* _Data_

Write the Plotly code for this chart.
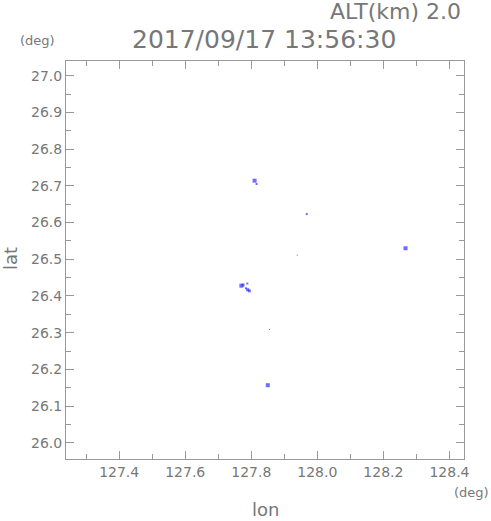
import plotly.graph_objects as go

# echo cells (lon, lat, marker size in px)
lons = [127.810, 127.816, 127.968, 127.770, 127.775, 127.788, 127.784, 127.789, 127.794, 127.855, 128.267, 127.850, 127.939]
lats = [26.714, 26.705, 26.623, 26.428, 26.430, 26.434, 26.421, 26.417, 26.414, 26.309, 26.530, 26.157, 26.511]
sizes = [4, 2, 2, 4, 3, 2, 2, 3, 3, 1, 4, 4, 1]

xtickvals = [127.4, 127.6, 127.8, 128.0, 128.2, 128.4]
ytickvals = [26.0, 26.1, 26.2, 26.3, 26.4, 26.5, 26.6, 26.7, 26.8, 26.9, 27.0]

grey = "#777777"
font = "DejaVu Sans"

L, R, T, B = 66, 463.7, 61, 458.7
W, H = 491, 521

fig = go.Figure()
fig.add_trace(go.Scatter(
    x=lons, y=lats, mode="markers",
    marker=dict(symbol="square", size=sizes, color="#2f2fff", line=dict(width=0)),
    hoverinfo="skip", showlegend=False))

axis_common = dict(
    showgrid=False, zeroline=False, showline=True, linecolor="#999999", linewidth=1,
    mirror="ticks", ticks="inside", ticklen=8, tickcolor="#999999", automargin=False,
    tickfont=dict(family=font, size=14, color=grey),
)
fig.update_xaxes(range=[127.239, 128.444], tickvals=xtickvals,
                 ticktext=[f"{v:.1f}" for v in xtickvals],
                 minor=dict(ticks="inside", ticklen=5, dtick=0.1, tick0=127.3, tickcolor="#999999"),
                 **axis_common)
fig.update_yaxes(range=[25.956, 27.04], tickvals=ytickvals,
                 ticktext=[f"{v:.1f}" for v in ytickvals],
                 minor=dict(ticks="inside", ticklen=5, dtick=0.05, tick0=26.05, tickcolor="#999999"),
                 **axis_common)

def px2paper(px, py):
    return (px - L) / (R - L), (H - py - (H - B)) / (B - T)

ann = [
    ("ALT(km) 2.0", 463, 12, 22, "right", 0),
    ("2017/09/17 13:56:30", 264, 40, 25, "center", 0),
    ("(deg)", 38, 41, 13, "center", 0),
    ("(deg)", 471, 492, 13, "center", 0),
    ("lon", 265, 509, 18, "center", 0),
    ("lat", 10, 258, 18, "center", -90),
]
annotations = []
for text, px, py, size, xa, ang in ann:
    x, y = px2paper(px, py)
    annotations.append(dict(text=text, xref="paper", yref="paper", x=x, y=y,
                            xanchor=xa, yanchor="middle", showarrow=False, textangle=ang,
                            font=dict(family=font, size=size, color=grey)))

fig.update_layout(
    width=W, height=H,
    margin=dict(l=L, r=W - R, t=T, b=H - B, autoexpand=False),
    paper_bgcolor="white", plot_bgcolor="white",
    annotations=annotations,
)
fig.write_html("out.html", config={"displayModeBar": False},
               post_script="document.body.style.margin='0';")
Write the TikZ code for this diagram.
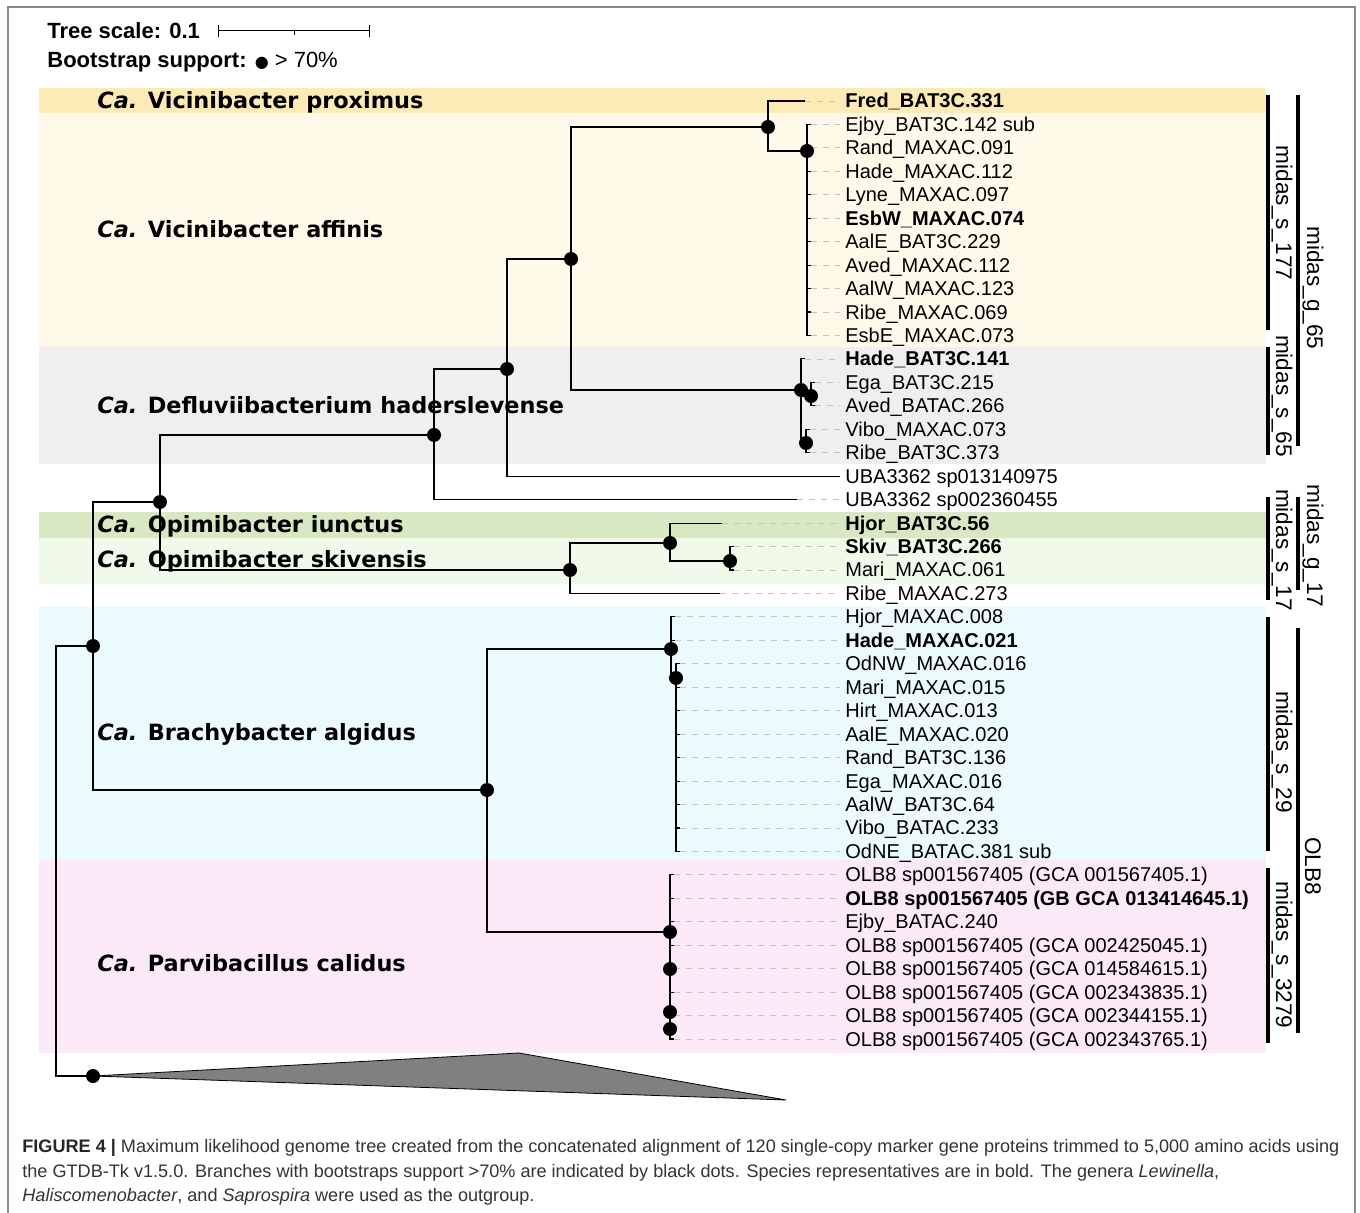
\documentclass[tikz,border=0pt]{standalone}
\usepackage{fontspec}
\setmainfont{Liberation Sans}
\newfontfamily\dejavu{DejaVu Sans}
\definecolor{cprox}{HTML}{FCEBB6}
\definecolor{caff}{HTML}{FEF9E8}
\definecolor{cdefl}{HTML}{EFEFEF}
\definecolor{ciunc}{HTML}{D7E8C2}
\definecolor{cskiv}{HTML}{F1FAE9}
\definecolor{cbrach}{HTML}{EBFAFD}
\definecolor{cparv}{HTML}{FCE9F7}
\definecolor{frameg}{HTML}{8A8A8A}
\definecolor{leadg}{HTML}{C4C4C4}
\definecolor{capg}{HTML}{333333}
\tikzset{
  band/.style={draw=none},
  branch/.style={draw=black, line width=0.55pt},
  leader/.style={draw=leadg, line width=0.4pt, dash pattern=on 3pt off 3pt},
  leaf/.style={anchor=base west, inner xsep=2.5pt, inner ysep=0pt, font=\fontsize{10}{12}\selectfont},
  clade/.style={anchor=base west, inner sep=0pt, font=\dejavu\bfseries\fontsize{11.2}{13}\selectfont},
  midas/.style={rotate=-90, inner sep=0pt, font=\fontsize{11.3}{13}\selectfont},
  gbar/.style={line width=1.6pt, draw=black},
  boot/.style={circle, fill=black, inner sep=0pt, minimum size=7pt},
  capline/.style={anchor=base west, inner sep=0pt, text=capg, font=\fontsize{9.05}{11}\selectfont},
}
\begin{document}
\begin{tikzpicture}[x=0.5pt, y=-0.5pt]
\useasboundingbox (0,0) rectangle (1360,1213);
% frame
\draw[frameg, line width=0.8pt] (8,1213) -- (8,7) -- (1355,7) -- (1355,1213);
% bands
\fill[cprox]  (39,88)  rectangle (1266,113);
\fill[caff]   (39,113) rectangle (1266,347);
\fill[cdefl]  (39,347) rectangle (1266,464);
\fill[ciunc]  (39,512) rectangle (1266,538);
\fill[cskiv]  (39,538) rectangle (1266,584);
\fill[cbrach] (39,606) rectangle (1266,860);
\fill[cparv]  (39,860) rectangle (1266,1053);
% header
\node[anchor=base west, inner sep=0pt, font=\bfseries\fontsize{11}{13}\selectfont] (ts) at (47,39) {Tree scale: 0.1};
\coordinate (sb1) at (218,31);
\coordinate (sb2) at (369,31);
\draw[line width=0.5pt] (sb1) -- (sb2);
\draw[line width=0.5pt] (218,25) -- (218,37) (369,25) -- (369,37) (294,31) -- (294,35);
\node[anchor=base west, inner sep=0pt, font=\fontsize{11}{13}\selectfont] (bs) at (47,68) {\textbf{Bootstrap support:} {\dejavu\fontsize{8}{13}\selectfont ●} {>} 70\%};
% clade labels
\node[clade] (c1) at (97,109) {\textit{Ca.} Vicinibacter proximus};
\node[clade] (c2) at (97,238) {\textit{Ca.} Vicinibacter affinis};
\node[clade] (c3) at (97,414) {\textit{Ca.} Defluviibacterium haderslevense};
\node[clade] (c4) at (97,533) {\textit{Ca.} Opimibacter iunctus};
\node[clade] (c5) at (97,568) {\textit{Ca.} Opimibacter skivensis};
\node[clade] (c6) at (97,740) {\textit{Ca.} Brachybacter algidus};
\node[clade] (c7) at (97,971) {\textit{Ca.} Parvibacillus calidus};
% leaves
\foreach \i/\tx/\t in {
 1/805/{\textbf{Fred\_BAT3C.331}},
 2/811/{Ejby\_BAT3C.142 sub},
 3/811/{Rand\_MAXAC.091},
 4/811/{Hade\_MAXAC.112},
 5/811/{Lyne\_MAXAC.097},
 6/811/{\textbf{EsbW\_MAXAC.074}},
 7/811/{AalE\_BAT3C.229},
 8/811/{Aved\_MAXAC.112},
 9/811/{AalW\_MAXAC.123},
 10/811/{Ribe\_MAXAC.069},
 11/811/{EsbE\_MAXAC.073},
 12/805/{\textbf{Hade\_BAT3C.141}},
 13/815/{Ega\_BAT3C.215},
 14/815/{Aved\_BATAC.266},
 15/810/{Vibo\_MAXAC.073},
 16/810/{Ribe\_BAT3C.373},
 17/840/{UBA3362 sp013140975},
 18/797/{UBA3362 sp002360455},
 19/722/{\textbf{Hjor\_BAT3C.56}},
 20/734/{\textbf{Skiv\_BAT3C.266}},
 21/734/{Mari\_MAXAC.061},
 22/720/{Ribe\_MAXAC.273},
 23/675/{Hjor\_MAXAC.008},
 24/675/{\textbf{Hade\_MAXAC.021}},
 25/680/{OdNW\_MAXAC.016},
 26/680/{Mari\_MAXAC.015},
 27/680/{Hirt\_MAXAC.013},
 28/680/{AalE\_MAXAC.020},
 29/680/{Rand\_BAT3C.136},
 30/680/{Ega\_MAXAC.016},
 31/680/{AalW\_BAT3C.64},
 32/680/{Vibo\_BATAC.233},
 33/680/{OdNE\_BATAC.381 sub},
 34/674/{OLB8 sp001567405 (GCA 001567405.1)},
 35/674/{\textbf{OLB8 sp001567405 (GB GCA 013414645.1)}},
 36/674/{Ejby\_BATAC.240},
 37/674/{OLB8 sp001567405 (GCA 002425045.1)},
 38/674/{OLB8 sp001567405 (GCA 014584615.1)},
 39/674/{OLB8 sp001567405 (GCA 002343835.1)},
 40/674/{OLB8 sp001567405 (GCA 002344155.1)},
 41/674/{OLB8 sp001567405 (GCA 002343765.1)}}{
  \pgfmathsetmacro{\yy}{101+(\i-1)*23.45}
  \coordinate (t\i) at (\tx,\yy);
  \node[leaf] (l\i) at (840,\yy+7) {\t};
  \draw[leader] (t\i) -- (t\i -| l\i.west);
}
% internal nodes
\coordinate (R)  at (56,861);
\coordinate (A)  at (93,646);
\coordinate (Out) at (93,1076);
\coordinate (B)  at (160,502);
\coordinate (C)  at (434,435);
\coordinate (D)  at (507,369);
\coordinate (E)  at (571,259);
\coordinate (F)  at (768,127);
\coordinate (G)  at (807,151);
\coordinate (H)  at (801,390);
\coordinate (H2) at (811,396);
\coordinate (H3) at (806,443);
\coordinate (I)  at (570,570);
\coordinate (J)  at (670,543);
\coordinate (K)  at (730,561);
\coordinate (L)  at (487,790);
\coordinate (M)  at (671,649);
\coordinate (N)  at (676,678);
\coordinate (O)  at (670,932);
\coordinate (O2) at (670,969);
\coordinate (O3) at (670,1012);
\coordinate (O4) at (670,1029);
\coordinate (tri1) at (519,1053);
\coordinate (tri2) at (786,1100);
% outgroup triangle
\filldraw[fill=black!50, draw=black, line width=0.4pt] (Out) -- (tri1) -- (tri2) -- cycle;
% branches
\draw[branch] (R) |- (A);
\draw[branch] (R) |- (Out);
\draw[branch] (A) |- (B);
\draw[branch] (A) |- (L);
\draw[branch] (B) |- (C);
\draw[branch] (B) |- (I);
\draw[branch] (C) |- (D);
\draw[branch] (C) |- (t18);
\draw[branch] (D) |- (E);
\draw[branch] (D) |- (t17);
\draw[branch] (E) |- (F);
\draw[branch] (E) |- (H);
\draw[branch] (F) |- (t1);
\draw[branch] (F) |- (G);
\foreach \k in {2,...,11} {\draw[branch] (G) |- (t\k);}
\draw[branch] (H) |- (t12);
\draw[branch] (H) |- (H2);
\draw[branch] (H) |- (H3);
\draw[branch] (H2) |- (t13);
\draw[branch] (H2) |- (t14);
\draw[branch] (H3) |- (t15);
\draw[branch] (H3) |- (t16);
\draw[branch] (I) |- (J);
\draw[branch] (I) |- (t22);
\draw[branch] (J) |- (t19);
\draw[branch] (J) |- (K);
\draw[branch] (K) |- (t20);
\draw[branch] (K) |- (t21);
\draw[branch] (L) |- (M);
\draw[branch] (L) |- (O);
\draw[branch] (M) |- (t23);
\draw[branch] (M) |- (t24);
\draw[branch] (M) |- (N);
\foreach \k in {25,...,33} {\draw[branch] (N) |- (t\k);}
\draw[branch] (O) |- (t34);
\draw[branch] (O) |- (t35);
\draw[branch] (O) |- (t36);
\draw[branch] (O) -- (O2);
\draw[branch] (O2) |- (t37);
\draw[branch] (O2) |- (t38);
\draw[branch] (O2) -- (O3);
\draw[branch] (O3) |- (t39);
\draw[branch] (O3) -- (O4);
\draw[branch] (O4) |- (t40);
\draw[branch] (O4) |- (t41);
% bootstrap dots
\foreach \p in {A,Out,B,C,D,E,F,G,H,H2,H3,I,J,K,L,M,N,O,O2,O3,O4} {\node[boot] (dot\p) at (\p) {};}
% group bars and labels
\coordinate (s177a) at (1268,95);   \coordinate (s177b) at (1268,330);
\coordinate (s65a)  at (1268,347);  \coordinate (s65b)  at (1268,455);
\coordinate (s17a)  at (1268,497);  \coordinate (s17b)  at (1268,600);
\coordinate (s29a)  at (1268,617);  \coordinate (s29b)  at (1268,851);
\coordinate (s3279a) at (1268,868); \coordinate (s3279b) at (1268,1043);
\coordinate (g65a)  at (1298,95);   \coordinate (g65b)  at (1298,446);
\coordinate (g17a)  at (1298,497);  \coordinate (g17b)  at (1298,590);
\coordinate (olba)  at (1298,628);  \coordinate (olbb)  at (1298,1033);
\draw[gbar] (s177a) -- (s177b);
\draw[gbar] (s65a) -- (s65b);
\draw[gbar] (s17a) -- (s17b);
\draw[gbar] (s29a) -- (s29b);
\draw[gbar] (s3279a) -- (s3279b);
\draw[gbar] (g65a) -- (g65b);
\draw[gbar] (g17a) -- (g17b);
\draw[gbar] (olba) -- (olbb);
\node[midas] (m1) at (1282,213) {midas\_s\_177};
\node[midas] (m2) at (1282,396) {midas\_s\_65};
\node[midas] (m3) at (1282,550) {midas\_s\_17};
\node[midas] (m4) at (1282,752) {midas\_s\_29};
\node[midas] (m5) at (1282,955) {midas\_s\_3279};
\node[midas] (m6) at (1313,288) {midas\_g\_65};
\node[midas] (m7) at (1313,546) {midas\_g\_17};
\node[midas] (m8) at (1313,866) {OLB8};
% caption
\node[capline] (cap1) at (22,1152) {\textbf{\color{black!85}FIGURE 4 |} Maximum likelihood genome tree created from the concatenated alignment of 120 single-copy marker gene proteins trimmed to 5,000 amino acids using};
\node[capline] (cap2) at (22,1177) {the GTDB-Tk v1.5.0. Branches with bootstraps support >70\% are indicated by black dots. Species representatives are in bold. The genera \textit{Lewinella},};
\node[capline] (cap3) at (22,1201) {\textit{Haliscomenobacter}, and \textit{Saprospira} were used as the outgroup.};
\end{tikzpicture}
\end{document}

* _Short task_
Up to and including the line containing "3, 1, 4, 4, 1]", quote each line of the entries above from the very first, please, exactly and without images.

* _The answer_
Write the Plotly code for this chart.
import plotly.graph_objects as go

# echo cells (lon, lat, marker size in px)
lons = [127.810, 127.816, 127.968, 127.770, 127.775, 127.788, 127.784, 127.789, 127.794, 127.855, 128.267, 127.850, 127.939]
lats = [26.714, 26.705, 26.623, 26.428, 26.430, 26.434, 26.421, 26.417, 26.414, 26.309, 26.530, 26.157, 26.511]
sizes = [4, 2, 2, 4, 3, 2, 2, 3, 3, 1, 4, 4, 1]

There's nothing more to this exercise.